Parallel changes in the administrative organization of Brazil were undertaken through the creation of new captaincies and the incorporation to the crown of the last private captaincies, which went back to the earliest colonization of Brazil. The seat of the viceroyalty was transferred from Bahia to Rio de Janeiro in 1763. The creation of new administrative bodies, such as the Junta do Comércio (Board of Trade) in 1755 and the Erário Régio (Royal Treasury) in 1761, also changed the administration of Brazil.
Beginning in 1767, as the result of the new financial institutions, the local finances of each captaincy were administered by a Junta da Fazenda (Board of Treasury) comprised of five or six members, including the already existing provedor da fazenda, with the governor as its president. Accountable only to the Royal Treasury in Lisbon, these local juntas were responsible for collecting and distributing royal income. Some specialized institutions were also created: the Mesas de Inspecão de Açúcar e Tabaco (Boards for the Inspection of Sugar and Tobacco) in Bahia, Recife, Rio de Janeiro, and São Luís do Maranhão (1751); and the Intendentes da Marinha e Armazéns Reais (Intendants for the Navy and Royal Warehouses) in Bahia, Rio de Janeiro, and Recife.
To speed up justice, a second Relação (High Court) was created in Rio de Janeiro in 1751. It assumed responsibilities of the Relação da Bahia for the southern captaincies. Other judicial changes were the Juntas de Justica (Boards of Justice), which were established first in Pará and Pernambuco in 1758 and then throughout Brazil in 1765. More significantly, secular magistrates were no longer allowed to base their decisions on canon law, and Roman law was abandoned. Only the laws of the country (ordenações and subsidiary laws) along with custom and well-established practices would be followed.
The military reorganization was less successful in Brazil than it had been in Portugal, but some efforts were made to reinforce the southern frontier, and military recruitment became easier when Pombal ordered a census of inhabitants in each captaincy. Henceforth, it became more difficult for the male population to escape from military enlistment.
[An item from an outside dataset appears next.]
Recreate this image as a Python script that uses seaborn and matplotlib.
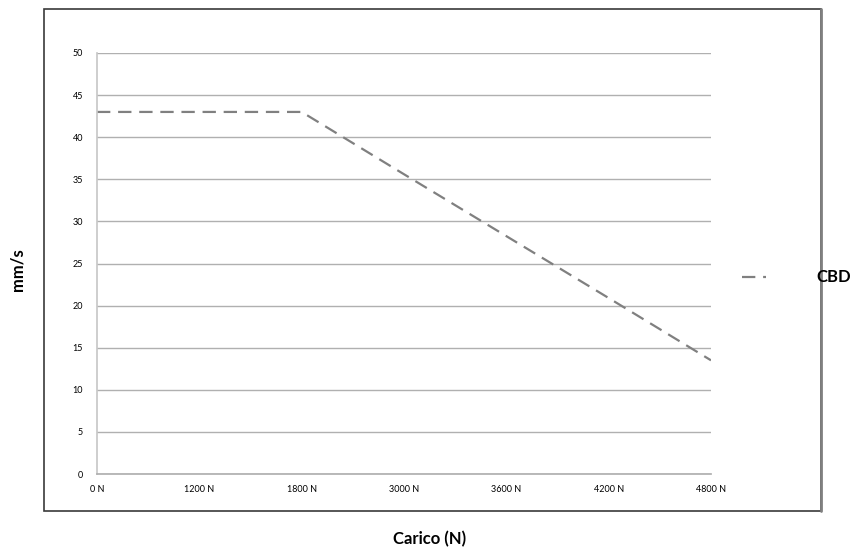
import matplotlib
matplotlib.use('Agg')
import matplotlib.pyplot as plt
import seaborn as sns
import pandas as pd
from matplotlib.patches import Rectangle
from matplotlib.lines import Line2D

sns.set_theme(style='white')
plt.rcParams['font.family'] = ['Lato', 'DejaVu Sans']

# data
loads = ['0 N', '1200 N', '1800 N', '3000 N', '3600 N', '4200 N', '4800 N']
speed_cbd = [43, 43, 43, 35.6, 28.25, 20.9, 13.5]
y_ticks = [0, 5, 10, 15, 20, 25, 30, 35, 40, 45, 50]

df = pd.DataFrame({'pos': range(len(loads)), 'speed': speed_cbd, 'serie': 'CBD'})

fig = plt.figure(figsize=(8.54, 5.53), dpi=100)
W, H = 854, 553
ax = fig.add_axes([97 / W, (H - 474) / H, (711 - 97) / W, (474 - 53) / H])

# outer chart box
fig.patches.append(Rectangle((44 / W, (H - 511) / H), (821 - 44) / W, (511 - 9) / H,
                             transform=fig.transFigure, fill=False,
                             edgecolor='#3a3a3a', linewidth=1.2))
fig.add_artist(Line2D([821 / W, 821 / W], [(H - 511) / H, (H - 9) / H],
                      transform=fig.transFigure, color='#808080', linewidth=2))

sns.lineplot(data=df, x='pos', y='speed', ax=ax, color='#808080',
             linewidth=1.6, legend=False)
ax.lines[0].set_dashes([6, 3.5])

ax.set_xlim(0, len(loads) - 1)
ax.set_ylim(0, 50)
ax.set_xticks(range(len(loads)))
ax.set_xticklabels(loads)
ax.set_yticks(y_ticks)
ax.tick_params(axis='both', labelsize=6.5, length=0, pad=8, colors='#000000')
ax.tick_params(axis='y', pad=10)
ax.yaxis.grid(True, color='#b0b0b0', linewidth=1)
ax.xaxis.grid(False)
for s in ['top', 'right']:
    ax.spines[s].set_visible(False)
ax.spines['left'].set_color('#c8c8c8')
ax.spines['bottom'].set_color('#b0b0b0')
ax.set_xlabel('')
ax.set_ylabel('')

fig.text(18 / W, 1 - 270 / H, 'mm/s', rotation=90, ha='center', va='center',
         fontsize=12, fontweight='bold', color='black')
fig.text(430 / W, 1 - 539 / H, 'Carico (N)', ha='center', va='center',
         fontsize=12, fontweight='bold', color='black')

# legend
fig.add_artist(Line2D([742 / W, 766 / W], [1 - 277 / H, 1 - 277 / H],
                      transform=fig.transFigure, color='#808080',
                      linewidth=1.6, dashes=[6, 3.5]))
fig.text(816 / W, 1 - 277 / H, 'CBD', ha='left', va='center',
         fontsize=12, fontweight='bold', color='black')

fig.savefig('out.png', dpi=100)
From the social point of view, Pombal's administration was marked by a deep change in the Portuguese system of inheritance, especially concerning entailed property. After the law of 9 September 1769, it became impossible to create capelas (chapels) with the obligation of masses ad perpetuum at a high cost for the heirs; and the law of 3 August 1770 prevented the abuses of entailing property (morgados).
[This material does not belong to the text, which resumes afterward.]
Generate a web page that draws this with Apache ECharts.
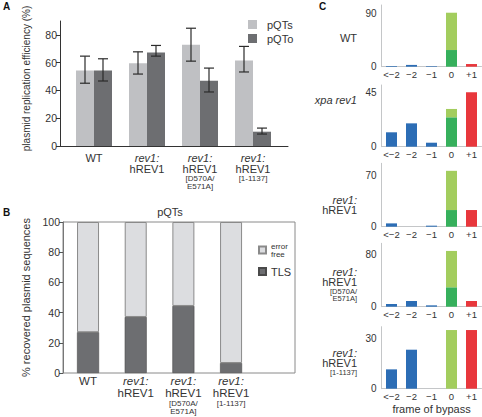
<!DOCTYPE html>
<html><head><meta charset="utf-8">
<script src="https://cdn.jsdelivr.net/npm/echarts@6/dist/echarts.min.js"></script>
<style>html,body{margin:0;padding:0;background:#fff}#c{width:482px;height:417px}</style>
</head><body><div id="c"></div>
<script>
// ---------- Panel A data ----------
const aCategories = ['WT', 'rev1:hREV1', 'rev1:hREV1[D570A/E571A]', 'rev1:hREV1[1-1137]'];
const aPQTs     = [54.3, 59.5, 72.9, 61.6];
const aPQTsLow  = [45.2, 51.8, 61.1, 53.3];
const aPQTsHigh = [64.7, 67.8, 84.8, 71.7];
const aPQTo     = [54.3, 67.4, 47.0, 10.3];
const aPQToLow  = [46.8, 64.7, 38.9, 8.6];
const aPQToHigh = [62.8, 72.4, 56.1, 12.9];
const aYTicks = [0, 20, 40, 60, 80];

// ---------- Panel B data ----------
const bCategories = aCategories;
const bTLS       = [27.0, 37.1, 44.4, 6.6];
const bErrorFree = [73.0, 62.9, 55.6, 93.4];
const bYTicks = [0, 20, 40, 60, 80, 100];

// ---------- Panel C data ----------
const cRows = ['WT', 'xpa rev1', 'rev1:hREV1', 'rev1:hREV1[D570A/E571A]', 'rev1:hREV1[1-1137]'];
const cFrames = ['<\u22122', '\u22122', '\u22121', '0', '+1'];
const cBlue      = [[1.2, 3.0, 1.0], [11.9, 19.3, 3.3], [4.5, 0, 1.4], [4.2, 8.8, 2.1], [11.6, 23.4, 0]];
const cGreenDark = [28.1, 24.3, 22.6, 30.0, 0];
const cGreenLight= [62.9, 6.9, 53.2, 56.2, 35.2];
const cRed       = [4.5, 45.0, 22.6, 8.8, 35.2];
const cYTick = [90, 45, 70, 80, 30];
const cYMax  = [104, 51, 86, 98, 37.2];

const FONT = '"Liberation Sans", Arial, Helvetica, sans-serif';
const TXT = '#333333';
const LIGHT = '#bfc0c3', DARK = '#6d6e71';

function catLabel(name) {
  if (name === 'WT') return '{n|WT}';
  if (name === 'xpa rev1') return '{i|xpa rev1}';
  const m = name.match(/^rev1:hREV1(?:\[(.*)\])?$/);
  let s = '{i|rev1:}\n{n|hREV1}';
  if (m && m[1]) {
    if (m[1].indexOf('/') >= 0) {
      const p = m[1].split('/');
      s += '\n{s|[' + p[0] + '/}\n{s|' + p[1] + ']}';
    } else s += '\n{s|[' + m[1] + ']}';
  }
  return s;
}
const richCat = {
  n: {fontSize: 11, lineHeight: 11, color: TXT, fontFamily: FONT},
  i: {fontSize: 11, lineHeight: 11, color: TXT, fontFamily: FONT, fontStyle: 'italic'},
  s: {fontSize: 8, lineHeight: 8, color: TXT, fontFamily: FONT}
};

const chart = echarts.init(document.getElementById('c'), null, {renderer: 'svg', width: 482, height: 417});

const cTops = [5, 85, 163.3, 243.3, 326.7];
const cHeights = [61.7, 61.7, 63.4, 63.4, 62];

const grids = [
  {left: 60, top: 21, width: 228, height: 125},
  {left: 67.5, top: 21, width: 212, height: 125},
  {left: 63, top: 222, width: 232, height: 151, show: true, borderColor: '#8a8a8a', borderWidth: 1, backgroundColor: 'transparent'},
  {left: 64.2, top: 222, width: 190.7, height: 151}
];
cTops.forEach((t, i) => grids.push({left: 381.5, top: t, width: 100, height: cHeights[i]}));

const hidden = {axisLine: {show: false}, axisTick: {show: false}, axisLabel: {show: false}, splitLine: {show: false}};

const xAxes = [
  {gridIndex: 0, type: 'value', min: 0, max: 1, axisLine: {show: true, onZero: false, lineStyle: {color: '#333', width: 1}}, axisTick: {show: false}, axisLabel: {show: false}, splitLine: {show: false}},
  {gridIndex: 1, type: 'category', data: aCategories, axisLine: {show: false}, axisTick: {show: false},
   axisLabel: {formatter: catLabel, rich: richCat, margin: 6, interval: 0}},
  Object.assign({gridIndex: 2, type: 'value', min: 0, max: 1}, hidden),
  {gridIndex: 3, type: 'category', data: bCategories, axisLine: {show: false}, axisTick: {show: false},
   axisLabel: {formatter: catLabel, rich: {
     n: {fontSize: 11.5, lineHeight: 12, color: TXT, fontFamily: FONT},
     i: {fontSize: 11.5, lineHeight: 12, color: TXT, fontFamily: FONT, fontStyle: 'italic'},
     s: {fontSize: 8, lineHeight: 8.5, color: TXT, fontFamily: FONT}}, margin: 2, interval: 0}}
];
cTops.forEach((t, i) => xAxes.push({
  gridIndex: 4 + i, type: 'category', data: cFrames,
  axisLine: {show: true, lineStyle: {color: '#c4c6c8', width: 1}}, axisTick: {show: false},
  axisLabel: {fontSize: 9.5, color: TXT, fontFamily: FONT, margin: 3, interval: 0},
  name: i === 4 ? 'frame of bypass' : '', nameLocation: 'middle', nameGap: 15,
  nameTextStyle: {fontSize: 11, color: TXT, fontFamily: FONT}
}));

const yAxes = [
  {gridIndex: 0, type: 'value', min: 0, max: 90,
   axisLine: {show: true, lineStyle: {color: '#333', width: 1}},
   axisTick: {show: true, length: 4, customValues: aYTicks, lineStyle: {color: '#333'}},
   axisLabel: {customValues: aYTicks, fontSize: 10.5, color: TXT, fontFamily: FONT, margin: 3},
   splitLine: {show: false},
   name: 'plasmid replication efficiency (%)', nameLocation: 'middle', nameGap: 29,
   nameTextStyle: {fontSize: 10, color: TXT, fontFamily: FONT, padding: [0, 0, 0, 10]}},
  Object.assign({gridIndex: 1, type: 'value', min: 0, max: 90}, hidden),
  {gridIndex: 2, type: 'value', min: 0, max: 100,
   axisLine: {show: true, lineStyle: {color: '#777', width: 1}},
   axisTick: {show: true, length: 4, customValues: bYTicks, lineStyle: {color: '#555'}},
   axisLabel: {customValues: bYTicks, fontSize: 10.5, color: TXT, fontFamily: FONT, margin: 3},
   splitLine: {show: false},
   name: '% recovered plasmid sequences', nameLocation: 'middle', nameGap: 32,
   nameTextStyle: {fontSize: 11, color: TXT, fontFamily: FONT}},
  Object.assign({gridIndex: 3, type: 'value', min: 0, max: 100}, hidden)
];
cTops.forEach((t, i) => yAxes.push({
  gridIndex: 4 + i, type: 'value', min: 0, max: cYMax[i],
  axisLine: {show: true, lineStyle: {color: '#c4c6c8', width: 1}}, axisTick: {show: false},
  axisLabel: {customValues: [0, cYTick[i]], fontSize: 10, color: TXT, fontFamily: FONT, margin: 5},
  splitLine: {show: false}
}));

function errSeries(low, high, off) {
  return {
    type: 'custom', xAxisIndex: 1, yAxisIndex: 1, z: 5, silent: true,
    data: low.map((v, i) => [i, v, high[i]]),
    encode: {x: 0, y: [1, 2]},
    renderItem: function (params, api) {
      const lo = api.coord([api.value(0), api.value(1)]);
      const hi = api.coord([api.value(0), api.value(2)]);
      const x = lo[0] + off;
      const st = {stroke: '#2b2b2b', lineWidth: 1.2};
      return {type: 'group', children: [
        {type: 'line', shape: {x1: x, y1: lo[1], x2: x, y2: hi[1]}, style: st},
        {type: 'line', shape: {x1: x - 5, y1: lo[1], x2: x + 5, y2: lo[1]}, style: st},
        {type: 'line', shape: {x1: x - 5, y1: hi[1], x2: x + 5, y2: hi[1]}, style: st}
      ]};
    }
  };
}

const series = [
  {name: 'pQTs', type: 'bar', xAxisIndex: 1, yAxisIndex: 1, data: aPQTs, barWidth: 18, barGap: '0%', itemStyle: {color: LIGHT}},
  {name: 'pQTo', type: 'bar', xAxisIndex: 1, yAxisIndex: 1, data: aPQTo, barWidth: 18, barGap: '0%', itemStyle: {color: DARK}},
  errSeries(aPQTsLow, aPQTsHigh, -9),
  errSeries(aPQToLow, aPQToHigh, 9),
  {name: 'TLS', type: 'bar', stack: 'b', xAxisIndex: 3, yAxisIndex: 3, data: bTLS, barWidth: 22,
   itemStyle: {color: DARK, borderColor: '#4a4a4a', borderWidth: 0.6}},
  {name: 'error free', type: 'bar', stack: 'b', xAxisIndex: 3, yAxisIndex: 3, data: bErrorFree, barWidth: 22,
   itemStyle: {color: '#dcdde0', borderColor: '#8a8a8a', borderWidth: 1}}
];

const BLUE = '#2c6db5', GDARK = '#36b05c', GLIGHT = '#a3cd5e', RED = '#e8373c';
cTops.forEach((t, i) => {
  const common = {type: 'bar', stack: 'c' + i, xAxisIndex: 4 + i, yAxisIndex: 4 + i, barWidth: 11, silent: true};
  series.push(Object.assign({name: 'blue' + i, data: [cBlue[i][0], cBlue[i][1], cBlue[i][2], '-', '-'], itemStyle: {color: BLUE}}, common));
  series.push(Object.assign({name: 'gdark' + i, data: ['-', '-', '-', cGreenDark[i], '-'], itemStyle: {color: GDARK}}, common));
  series.push(Object.assign({name: 'glight' + i, data: ['-', '-', '-', cGreenLight[i], '-'], itemStyle: {color: GLIGHT}}, common));
  series.push(Object.assign({name: 'red' + i, data: ['-', '-', '-', '-', cRed[i]], itemStyle: {color: RED}}, common));
});

function gtext(x, y, text, opts) {
  opts = opts || {};
  return {type: 'text', x: x, y: y, silent: true, style: {
    text: text, fill: opts.fill || TXT,
    font: (opts.italic ? 'italic ' : '') + (opts.bold ? 'bold ' : 'normal ') + (opts.size || 11) + 'px ' + FONT,
    align: opts.align || 'right', verticalAlign: opts.valign || 'middle',
    textAlign: opts.align || 'right', textVerticalAlign: opts.valign || 'middle',
    rich: opts.rich
  }};
}

const richRow = {
  n: {fontSize: 11, lineHeight: 10.5, fontFamily: FONT, fill: TXT, color: TXT, align: 'right'},
  i: {fontSize: 11, lineHeight: 10.5, fontFamily: FONT, fill: TXT, color: TXT, fontStyle: 'italic', align: 'right'},
  s: {fontSize: 7.5, lineHeight: 7.5, fontFamily: FONT, fill: TXT, color: TXT, align: 'right'}
};
// top y of each C row label block
const cRowLabelTop = [32.75, 94.75, 194.25, 266.25, 347.45];

const RX = 357;
const graphics = [
  gtext(3, 6, 'A', {bold: true, size: 10, align: 'left', fill: '#111'}),
  gtext(3, 212, 'B', {bold: true, size: 10, align: 'left', fill: '#111'}),
  gtext(319, 6, 'C', {bold: true, size: 10, align: 'left', fill: '#111'}),
  gtext(170, 212, 'pQTs', {align: 'center', size: 11})
];
cRows.forEach((r, i) => graphics.push(gtext(RX, cRowLabelTop[i], catLabel(r), {valign: 'top', rich: richRow})));

chart.setOption({
  animation: false,
  backgroundColor: '#fff',
  textStyle: {fontFamily: FONT},
  grid: grids,
  xAxis: xAxes,
  yAxis: yAxes,
  legend: [
    {data: ['pQTs', 'pQTo'], left: 243, top: 14, orient: 'vertical', itemWidth: 9, itemHeight: 9, itemGap: 3,
     icon: 'rect', selectedMode: false, textStyle: {fontSize: 11, color: TXT, fontFamily: FONT, padding: [0, 0, 0, 5]}},
    {data: ['error free', 'TLS'], left: 253, top: 237, orient: 'vertical', itemWidth: 7, itemHeight: 7, itemGap: 8,
     icon: 'rect', selectedMode: false,
     formatter: n => n === 'error free' ? '{s|error}\n{s|free}' : '{b|TLS}',
     textStyle: {color: TXT, fontFamily: FONT, padding: [0, 0, 0, 0], rich: {
       s: {fontSize: 8, lineHeight: 8, color: TXT, fontFamily: FONT},
       b: {fontSize: 11, lineHeight: 11, color: TXT, fontFamily: FONT}}}}
  ],
  graphic: graphics,
  series: series
});
</script>
</body></html>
The expulsion of the Jesuits in 1759 resulted in wide-ranging changes in the educational system. Jesuit methodology was abandoned, and Aulas Régias (Royal Classes) were created in most towns and townships of Brazil. They were funded by a new tax, the subsídio literário. The reform of the University of Coimbra also contributed to the secularization of culture and the formation of a Brazilian-born elite.
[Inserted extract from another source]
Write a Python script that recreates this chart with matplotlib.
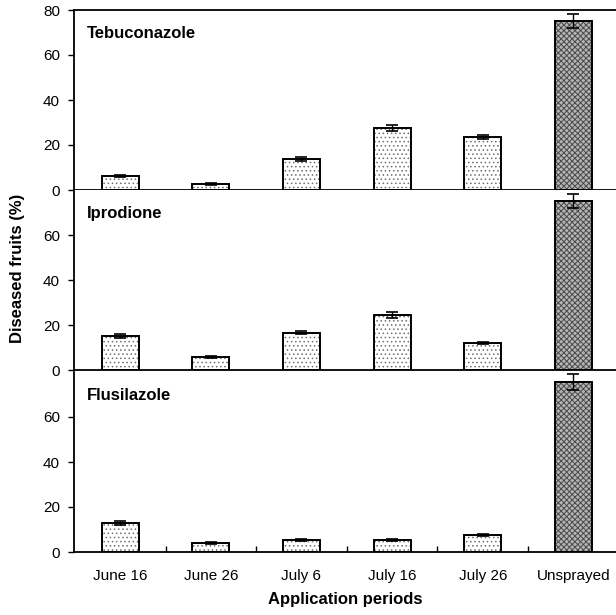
import numpy as np
import matplotlib.pyplot as plt

plt.rcParams['font.family'] = ['Liberation Sans', 'DejaVu Sans']

# --- data ---
periods = ['June 16', 'June 26', 'July 6', 'July 16', 'July 26', 'Unsprayed']
fungicides = ['Tebuconazole', 'Iprodione', 'Flusilazole']

tebu_mean = [6.2, 2.7, 13.8, 27.6, 23.6, 75.2]
tebu_err = [0.4, 0.3, 0.7, 1.2, 1.0, 3.1]
ipro_mean = [15.1, 5.8, 16.6, 24.4, 12.0, 75.0]
ipro_err = [0.8, 0.4, 0.8, 1.3, 0.5, 3.2]
flus_mean = [12.9, 4.0, 5.3, 5.3, 7.6, 75.4]
flus_err = [0.8, 0.3, 0.3, 0.3, 0.5, 3.5]

means = [tebu_mean, ipro_mean, flus_mean]
errs = [tebu_err, ipro_err, flus_err]

fig = plt.figure(figsize=(6.16, 6.15), dpi=100)

left, width, height = 74 / 616, 1 - 74 / 616, 180 / 615
bottoms = [1 - 190 / 615, 1 - 370 / 615, 1 - 552 / 615]

x = np.arange(len(periods))
bw = 0.41
for i, (name, m, e, b) in enumerate(zip(fungicides, means, errs, bottoms)):
    ax = fig.add_axes([left, b, width, height])
    # hatch fill first (hatch takes the edge colour), outline drawn on top
    light = ax.bar(x[:-1], m[:-1], width=bw, facecolor='white', edgecolor='#707070',
                   linewidth=0, hatch='....', zorder=2)
    dark = ax.bar(x[-1:], m[-1:], width=bw, facecolor='#b4b4b4', edgecolor='#4a4a4a',
                  linewidth=0, hatch='xxxxxx', zorder=2)
    for p in light:
        p.set_hatch_linewidth(0.6)
    for p in dark:
        p.set_hatch_linewidth(0.7)
    ax.bar(x, m, width=bw, fill=False, edgecolor='black', linewidth=1.4, zorder=2.5)
    ax.errorbar(x, m, yerr=e, fmt='none', ecolor='black', elinewidth=1.0,
                capsize=4, capthick=1.2, zorder=3, clip_on=False)
    ax.set_xlim(-0.51, 5.47)
    ax.set_ylim(0, 80)
    ax.spines['right'].set_visible(False)
    ax.spines['left'].set_linewidth(1.3)
    ax.spines['bottom'].set_linewidth(1.3)
    if i == 0:
        ax.set_yticks([0, 20, 40, 60, 80])
        ax.spines['top'].set_linewidth(1.3)
    else:
        ax.set_yticks([0, 20, 40, 60])
        ax.spines['top'].set_visible(False)
    ax.tick_params(axis='y', direction='out', length=4, width=1, labelsize=11, pad=6)
    ax.text(0.024, 0.867, name, transform=ax.transAxes, fontsize=12,
            fontweight='bold', va='center', ha='left')
    if i < 2:
        ax.set_xticks([])
    else:
        ax.set_xticks(x)
        ax.set_xticklabels(periods)
        ax.set_xticks(x[:-1] + 0.5, minor=True)
        ax.tick_params(axis='x', which='major', length=0, labelsize=11, pad=12)
        ax.tick_params(axis='x', which='minor', direction='in', length=4, width=1)

fig.text(0.029, 0.563, 'Diseased fruits (%)', rotation=90, fontsize=12,
         fontweight='bold', ha='center', va='center')
fig.text(0.56, 0.025, 'Application periods', fontsize=12, fontweight='bold',
         ha='center', va='center')

fig.savefig('out.png', dpi=100)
See alsoPombal, Marquês de (Sebastião José de Carvalho e Melo) .
BIBLIOGRAPHY
Marcos Carneiro De Mendonça, O marqués de Pombal e o Brasil (1960).
Antônio Alberto Banha De Andrade, A reforma pombalina dos estudos secundários no Brasil (1978).
Biblioteca Nacional De Lisboa, Marqués de Pombal: Catálogo bibliográfico e iconográfico (1982).
Antônio Carreira, As companhias pombalinas: De Grão-Pará e Maranhão e Pernambuco e Paraíba (1983).
Alvaro Teixeria Soares, O marqués de Pombal (1983).
Leslie Bethell, ed., Colonial Brazil (1987).
Additional Bibliography
Maxwell, Kenneth. Pombal, Paradox of the Enlightenment. Cambridge: Cambridge University Press, 1995.